Tehreek-e-Taliban Pakistan (TTP)**, an offshoot of the Afghan Taliban, has been held responsible for the surge in violence, having claimed more than 100 attacks since last November after a Taliban-brokered ceasefire with the Pakistani authorities broke down. Last year, the TTP claimed 89 of the 262 attacks in Pakistan, as per Pakistan Institute of Peace Studies.
Both Pakistan and the United Nations have claimed that the leadership of the TTP still enjoys a safe haven in Afghanistan, a charge that the Taliban has consistently rejected.
“Pakistan is trying to approach every helping hand while countering terrorism. They have also approached China to get support for this new wave of terror. Pakistan has kept its door open for the help in these difficult times that the country is going through,” explained KaKaKhel.
Abdullah Khan, the director of Pakistan Institute of Conflict and Security Studies, recalled that Islamabad has been a major recipient of American military aid.
“It used to be a US ally in both Afghan wars. The Pakistani military already has plenty of American equipment in its inventory, yet it keeps its foreign policy independent and it can keep a balance between the US and China in the future as it kept in the past,” Khan told Sputnik.
Khan said that there was “no doubt” that Washington was seeking to “apply pressure” on Islamabad through different means, but “Pakistan is a smart nation and knows how to find ways and means to protect its interests.”
Pakistan Facing ‘New Wave of Terror’
KaKakhel opined that Islamabad was in “dire need” of US support to counter a “new wave of terror” -- which is, in fact, a result of US actions in neighboring Afghanistan.

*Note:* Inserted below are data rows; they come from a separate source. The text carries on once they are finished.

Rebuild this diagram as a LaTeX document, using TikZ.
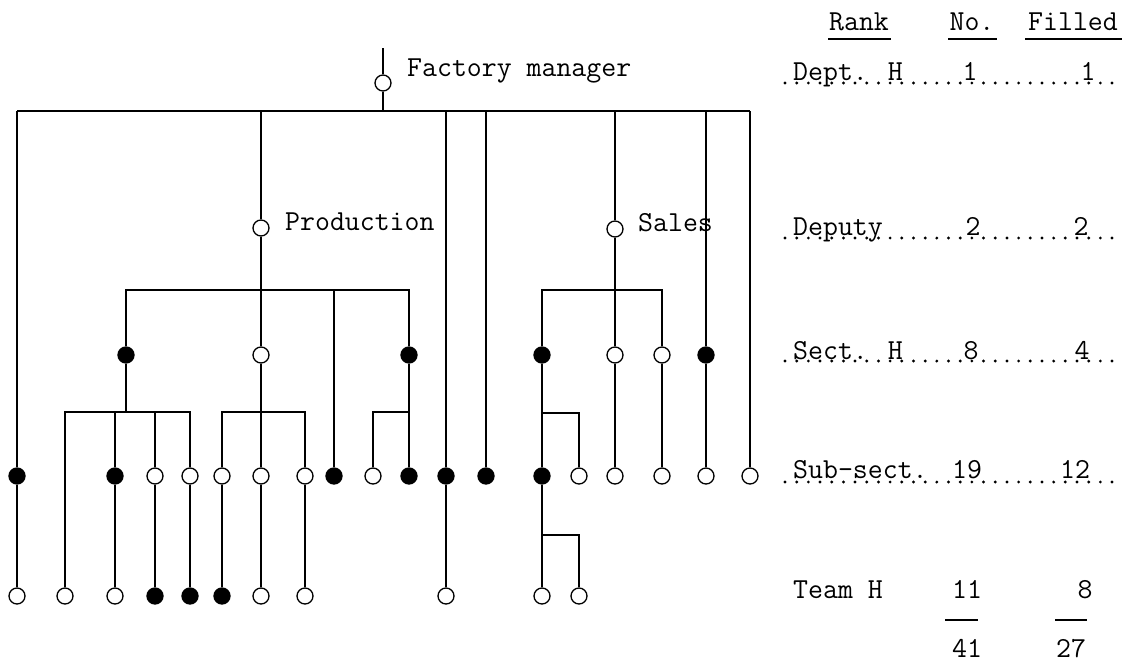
\documentclass[tikz,border=0pt]{standalone}
\usepackage{fontspec}
\newcommand\twfont{\fontsize{29}{30}\selectfont\ttfamily}
\begin{document}
\begin{tikzpicture}[x=1pt,y=-1pt,
  ln/.style={line width=1.3pt},
  ul/.style={line width=1.2pt},
  opn/.style={circle,draw,line width=1.3pt,fill=white,minimum size=16pt,inner sep=0pt},
  fil/.style={circle,draw,line width=1.3pt,fill=black,minimum size=16pt,inner sep=0pt},
  lbl/.style={anchor=base west,inner sep=0pt,font=\twfont},
  num/.style={anchor=base,inner sep=0pt,font=\twfont},
  dotrow/.style={line width=3.2pt,line cap=round,dash pattern=on 0pt off 11.68pt}]
\useasboundingbox (0,0) rectangle (1125,664);

% ---- top ----
\coordinate (fmtop) at (383,48);
\node[opn] (fm) at (383,83) {};
\coordinate (bar) at (383,111);
\coordinate (bL) at (17,111);
\coordinate (bR) at (750,111);
\draw[ln] (fmtop) -- (fm) -- (bar);
\draw[ln] (bL) -- (bR);
\node[lbl] (fmlab) at (407,76) {Factory manager};

% ---- deputies ----
\node[opn] (P) at (261,228) {};
\node[opn] (S) at (615,229) {};
\node[lbl] (plab) at (285,230) {Production};
\node[lbl] (slab) at (638,231) {Sales};
\coordinate (pb) at (261,290);
\coordinate (pb8) at (334,290);
\coordinate (sb) at (615,290);

% ---- sect heads ----
\node[fil] (s1) at (126,355) {};
\node[opn] (s2) at (261,355) {};
\node[fil] (s3) at (409,355) {};
\node[fil] (s4) at (542,355) {};
\node[opn] (s5) at (615,355) {};
\node[opn] (s6) at (662,355) {};
\node[fil] (s7) at (706,355) {};

\coordinate (b1) at (126,412);
\coordinate (b2) at (261,412);
\coordinate (b3) at (409,412);
\coordinate (b4) at (542,413);
\coordinate (b5) at (542,535);

% ---- sub-sections ----
\node[fil] (u1) at (17,476) {};
\node[fil] (u2) at (115,476) {};
\node[opn] (u3) at (155,476) {};
\node[opn] (u4) at (190,476) {};
\node[opn] (u5) at (222,476) {};
\node[opn] (u6) at (261,476) {};
\node[opn] (u7) at (305,476) {};
\node[fil] (u8) at (334,476) {};
\node[opn] (u9) at (373,476) {};
\node[fil] (u10) at (409,476) {};
\node[fil] (u11) at (446,476) {};
\node[fil] (u12) at (486,476) {};
\node[fil] (u13) at (542,476) {};
\node[opn] (u14) at (579,476) {};
\node[opn] (u15) at (615,476) {};
\node[opn] (u16) at (662,476) {};
\node[opn] (u17) at (706,476) {};
\node[opn] (u18) at (750,476) {};

% ---- team heads ----
\node[opn] (t1) at (17,596) {};
\node[opn] (t2) at (65,596) {};
\node[opn] (t3) at (115,596) {};
\node[fil] (t4) at (155,596) {};
\node[fil] (t5) at (190,596) {};
\node[fil] (t6) at (222,596) {};
\node[opn] (t7) at (261,596) {};
\node[opn] (t8) at (305,596) {};
\node[opn] (t9) at (446,596) {};
\node[opn] (t10) at (542,596) {};
\node[opn] (t11) at (579,596) {};

% ---- connectors ----
\draw[ln] (bL) -- (u1) -- (t1);
\draw[ln] (P |- bL) -- (P) -- (pb);
\draw[ln] (s1) |- (pb) -| (s3);
\draw[ln] (pb) -- (s2);
\draw[ln] (pb8) -- (u8);
\draw[ln] (s1) -- (b1);
\draw[ln] (t2) |- (b1) -| (u4);
\draw[ln] (u2 |- b1) -- (u2) -- (t3);
\draw[ln] (u3 |- b1) -- (u3) -- (t4);
\draw[ln] (u4) -- (t5);
\draw[ln] (s2) -- (b2);
\draw[ln] (u5) |- (b2) -| (u7);
\draw[ln] (b2) -- (u6) -- (t7);
\draw[ln] (u5) -- (t6);
\draw[ln] (u7) -- (t8);
\draw[ln] (s3) -- (b3);
\draw[ln] (u9) |- (b3) -- (u10);
\draw[ln] (u11 |- bL) -- (u11) -- (t9);
\draw[ln] (u12 |- bL) -- (u12);
\draw[ln] (S |- bL) -- (S) -- (sb);
\draw[ln] (s4) |- (sb) -| (s6);
\draw[ln] (sb) -- (s5) -- (u15);
\draw[ln] (s6) -- (u16);
\draw[ln] (s4) -- (b4) -- (u13);
\draw[ln] (b4) -| (u14);
\draw[ln] (u13) -- (b5) -- (t10);
\draw[ln] (b5) -| (t11);
\draw[ln] (s7 |- bL) -- (s7) -- (u17);
\draw[ln] (u18 |- bL) -- (u18);

% ---- table ----
\node[num] (hrank) at (859,30) {Rank};
\node[num] (hno) at (972,30) {No.};
\node[num] (hfill) at (1073,30) {Filled};
\draw[ul] (828,39) -- (891,39);
\draw[ul] (948,39) -- (997,39);
\draw[ul] (1025,39) -- (1122,39);

\draw[dotrow] (785,83) -- (1113,83);
\draw[dotrow] (785,238) -- (1113,238);
\draw[dotrow] (785,361) -- (1113,361);
\draw[dotrow] (785,482) -- (1113,482);

\node[lbl] (r1) at (793,80) {Dept. H};
\node[num] (n1) at (970,80) {1};
\node[num] (f1) at (1088,80) {1};
\node[lbl] (r2) at (793,235) {Deputy};
\node[num] (n2) at (973,235) {2};
\node[num] (f2) at (1081,235) {2};
\node[lbl] (r3) at (793,359) {Sect. H};
\node[num] (n3) at (971,359) {8};
\node[num] (f3) at (1082,359) {4};
\node[lbl] (r4) at (793,478) {Sub-sect.};
\node[num] (n4) at (967,478) {19};
\node[num] (f4) at (1075,478) {12};
\node[lbl] (r5) at (793,598) {Team H};
\node[num] (n5) at (967,598) {11};
\node[num] (f5) at (1085,598) {8};
\draw[ul] (945,620) -- (978,620);
\draw[ul] (1055,620) -- (1087,620);
\node[num] (n6) at (967,657) {41};
\node[num] (f6) at (1071,657) {27};
\end{tikzpicture}
\end{document}
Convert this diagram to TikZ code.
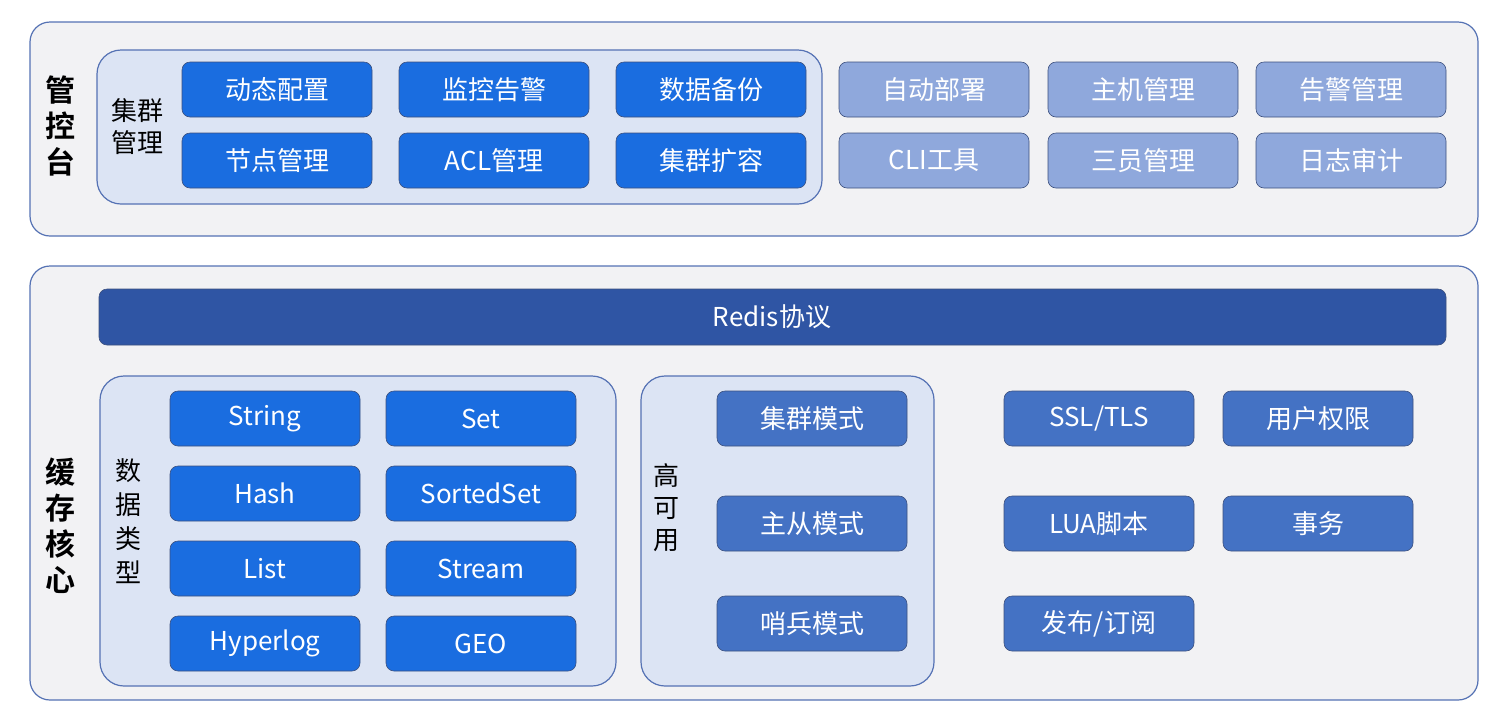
\documentclass[tikz,border=0pt]{standalone}
\usepackage{fontspec}
\setmainfont{Noto Sans CJK SC}
\newfontfamily\cjkbold[BoldFont={* Bold}]{Noto Sans CJK SC}
\definecolor{panelfill}{HTML}{F2F2F4}
\definecolor{panelline}{HTML}{5572B4}
\definecolor{groupfill}{HTML}{DCE4F4}
\definecolor{brightblue}{HTML}{1A6DE0}
\definecolor{paleblue}{HTML}{8FA8DC}
\definecolor{midblue}{HTML}{4472C4}
\definecolor{darkblue}{HTML}{2F55A4}
\tikzset{
  panel/.style={draw=panelline,fill=panelfill,line width=0.6pt,rounded corners=10pt},
  group/.style={draw=panelline,fill=groupfill,line width=0.6pt,rounded corners=12pt},
  item/.style={draw=panelline!70!black,line width=0.3pt,rounded corners=4pt,text=white,font=\fontsize{13}{13}\selectfont},
}
\newcommand{\itembox}[5]{% name, x0, y0, colour, text
  \draw[item,fill=#4] (#2,#3) rectangle ++(190,55);
  \node[text=white,font=\fontsize{13}{13}\selectfont] (#1) at (#2+95,#3+27.5) {#5};
}
\begin{document}
\begin{tikzpicture}[x=0.5pt,y=-0.5pt]
\useasboundingbox (0,0) rectangle (1502,719);
\fill[white] (0,0) rectangle (1502,719);
% panels
\draw[panel] (30,22) rectangle (1478,236);
\draw[panel] (30,266) rectangle (1478,700);
\draw[group] (97,50) rectangle (822,204);
\draw[group] (100,376) rectangle (616,686);
\draw[group] (641,376) rectangle (934,686);
% side titles
\node[font=\cjkbold\bfseries\fontsize{15}{18}\selectfont,align=center] (console) at (60,126) {管\\控\\台};
\node[font=\cjkbold\bfseries\fontsize{15}{18}\selectfont,align=center] (core) at (60,526) {缓\\存\\核\\心};
\node[font=\fontsize{13}{16}\selectfont,align=center] (cluster) at (137,127) {集群\\管理};
\node[font=\fontsize{13}{17}\selectfont,align=center] (types) at (128,521) {数\\据\\类\\型};
\node[font=\fontsize{13}{16}\selectfont,align=center] (ha) at (666,508) {高\\可\\用};
% console items
\itembox{dyn}{182}{62}{brightblue}{动态配置}
\itembox{mon}{399}{62}{brightblue}{监控告警}
\itembox{bak}{616}{62}{brightblue}{数据备份}
\itembox{node}{182}{133}{brightblue}{节点管理}
\itembox{acl}{399}{133}{brightblue}{ACL管理}
\itembox{scale}{616}{133}{brightblue}{集群扩容}
\itembox{deploy}{839}{62}{paleblue}{自动部署}
\itembox{host}{1048}{62}{paleblue}{主机管理}
\itembox{alarm}{1256}{62}{paleblue}{告警管理}
\itembox{cli}{839}{133}{paleblue}{CLI工具}
\itembox{three}{1048}{133}{paleblue}{三员管理}
\itembox{audit}{1256}{133}{paleblue}{日志审计}
% protocol bar
\draw[item,fill=darkblue] (99,289) rectangle (1446,345);
\node[text=white,font=\fontsize{13}{13}\selectfont] (redis) at (772,317) {Redis协议};
% data types
\itembox{str}{170}{391}{brightblue}{String}
\itembox{set}{386}{391}{brightblue}{Set}
\itembox{hash}{170}{466}{brightblue}{Hash}
\itembox{zset}{386}{466}{brightblue}{SortedSet}
\itembox{list}{170}{541}{brightblue}{List}
\itembox{stream}{386}{541}{brightblue}{Stream}
\itembox{hll}{170}{616}{brightblue}{Hyperlog}
\itembox{geo}{386}{616}{brightblue}{GEO}
% high availability
\itembox{clu}{717}{391}{midblue}{集群模式}
\itembox{ms}{717}{496}{midblue}{主从模式}
\itembox{sen}{717}{596}{midblue}{哨兵模式}
% other features
\itembox{ssl}{1004}{391}{midblue}{SSL/TLS}
\itembox{perm}{1223}{391}{midblue}{用户权限}
\itembox{lua}{1004}{496}{midblue}{LUA脚本}
\itembox{tx}{1223}{496}{midblue}{事务}
\itembox{pub}{1004}{596}{midblue}{发布/订阅}
\end{tikzpicture}
\end{document}
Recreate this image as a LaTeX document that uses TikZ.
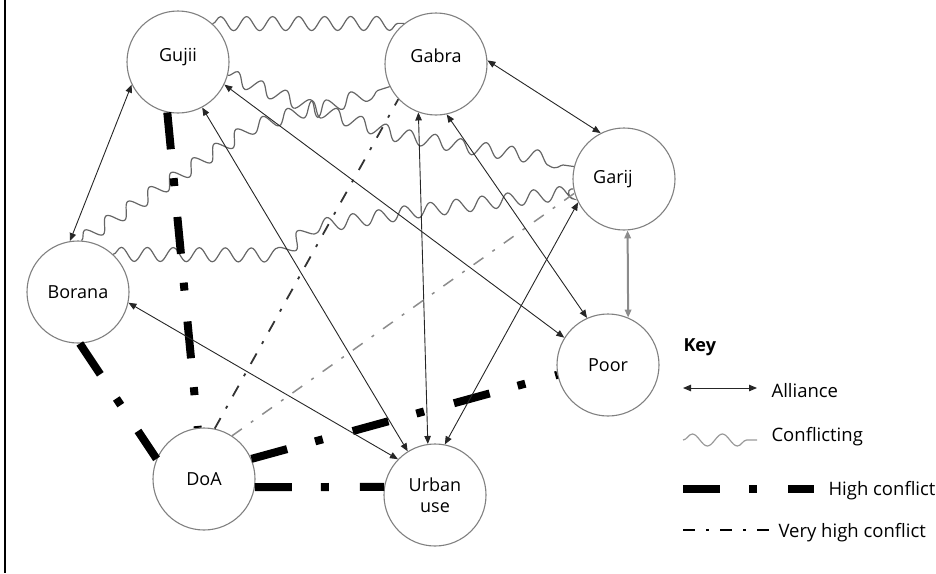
\documentclass[tikz,border=0pt]{standalone}
\usepackage{fontspec}
\setmainfont{Open Sans}
\usetikzlibrary{arrows.meta,decorations.pathmorphing}
\begin{document}
\begin{tikzpicture}[x=1pt,y=-1pt,
  actor/.style={circle,draw=black!50,line width=1.1pt,minimum size=102pt,inner sep=0pt,
    font=\fontsize{18}{21}\selectfont,align=center},
  ally/.style={{Triangle[length=8pt,width=6.5pt]}-{Triangle[length=8pt,width=6.5pt]},line width=0.9pt,draw=black!85},
  conflict/.style={decorate,decoration={snake,segment length=26pt,amplitude=7pt},draw=black!60,line width=1.2pt},
  highc/.style={line width=8pt,dash pattern=on 37pt off 29pt on 8pt off 31pt},
  vhighc/.style={line width=1.8pt,dash pattern=on 12pt off 11pt on 3pt off 11pt},
  keytext/.style={anchor=west,font=\fontsize{18.5}{21}\selectfont}
]
\useasboundingbox (0,0) rectangle (936,573);
\draw[line width=2pt] (5,0) -- (5,573);

% actors
\node[actor] (gujii)  at (178,62)  {Gujii\\[-6pt]\mbox{}};
\node[actor] (gabra)  at (436,64)  {Gabra\\[-4pt]\mbox{}};
\node[actor] (garij)  at (624,179) {Garij\hspace{22pt}};
\node[actor] (borana) at (78,292)  {Borana};
\node[actor] (poor)   at (608,365) {Poor};
\node[actor] (doa)    at (204,479) {DoA};
\node[actor] (urban)  at (435,495) {Urban\\use};

% conflicting (wavy)
\draw[conflict] (gujii.48) -- (gabra.128);
\draw[conflict] (gujii.-15) -- (318,110) -- (gabra.206);
\draw[conflict] (borana.86) -- (240,135) -- (312,112) -- (400,140) -- (470,152) -- (garij.166);
\draw[conflict] (borana.47) -- (265,255) -- (300,225) -- (400,210) -- (garij.191);

% high conflict
\draw[highc] (gujii.-102) -- (doa.97);
\draw[highc] (borana.-88) -- (doa.157);
\draw[highc] (doa.-9) -- (urban.171);
\draw[highc] (doa.23) -- (poor.191);

% very high conflict
\draw[vhighc,draw=black!80] (doa.78) -- (gabra.223);
\draw[vhighc,draw=black!45,line width=1.5pt] (doa.57) -- (garij.196);

% alliances
\draw[ally] (gujii.206) -- (borana.99);
\draw[ally] (gabra.4) -- (garij.117);
\draw[ally,draw=black!45,line width=2pt] (garij.-86) -- (poor.67);
\draw[ally] (gujii.-62) -- (urban.122);
\draw[ally] (gujii.-26) -- (poor.148);
\draw[ally] (borana.-12) -- (urban.136);
\draw[ally] (gabra.-110) -- (urban.98);
\draw[ally] (gabra.-78) -- (poor.114);
\draw[ally] (garij.207) -- (urban.79);

% key
\node[keytext,font=\fontsize{18}{21}\selectfont\bfseries] (keyt) at (680,347) {Key};
\coordinate (k1a) at (683,388); \coordinate (k1b) at (757,388);
\draw[ally] (k1a) -- (k1b);
\node[keytext] (k1t) at (768,391) {Alliance};
\coordinate (k2a) at (683,440); \coordinate (k2b) at (757,440);
\draw[decorate,decoration={snake,segment length=30pt,amplitude=6pt},draw=black!40,line width=1.2pt] (k2a) -- (k2b);
\node[keytext] (k2t) at (768,437) {Conflicting};
\coordinate (k3a) at (683,489); \coordinate (k3b) at (814,489);
\draw[highc] (k3a) -- (k3b);
\node[keytext] (k3t) at (825,491) {High conflict};
\coordinate (k4a) at (683,530); \coordinate (k4b) at (770,530);
\draw[vhighc] (k4a) -- (k4b);
\node[keytext] (k4t) at (775,533) {Very high conflict};
\end{tikzpicture}
\end{document}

“It is a known fact that the mess in Afghanistan is created by the US and by leaving Afghanistan in such a hurry, handing it over to their own enemies. I mean, the Afghan Taliban,” the expert stated.
KaKakhel also underlined that the US has also left behind around $7 billion worth of weapons for the Taliban, which could prove to be a “major threat” to Afghanistan’s neighbours, including the central Asian nations.
He noted that that previously many of these western weapons had fallen in the hands of terrorist groups and that same could be case again.
Will US Resume Military Aid to Pakistan?
The comments by the experts come as Islamabad reportedly requested Washington to resume its military aid, which was suspended in 2018 by ex-US President Donald Trump.
The Trump administration claimed that despite over $33 billions in aid received by Pakistan between 2001 and 2018, Islamabad continued to provide “safe haven to the terrorists”. US State Secretary Antony Blinken supported this claim during a Congressional hearing in 2021.
Ties between Islamabad and Washington have been gaining momentum again since last year, with high-level visits to Washington by the foreign minister as well as the military leadership.
Last week, Pakistan’s Ambassador to the US Masood Khan called for restoring Washington's ‘Foreign Military Financing and Foreign Military Sales’ to Islamabad.
India Opposes to US Military Aid to Neighbor
New Delhi has regularly opposed the US military aid to Islamabad, saying that the western weapons are more often than not used by Islamabad against New Delhi at the India-Pakistan border.
Last year, New Delhi objected to the US State Department’s approval of Foreign Military Sales (FMS) worth $450 million to Pakistan for the sustainability of Pakistan’s F-16 fighter jet fleet.
Indian foreign minister S Jaishankar remarked that the US wasn’t “fooling anybody” by claiming that these jets were being deployed for counter-terror operations at the Afghanistan-Pakistan border.
But Islamabad has maintained that it wants American military assistance to counter a growing spate of terrorist violence, which it says is a fallout of its association with Washington during the 20-year long War on Terror post 9/11 attacks.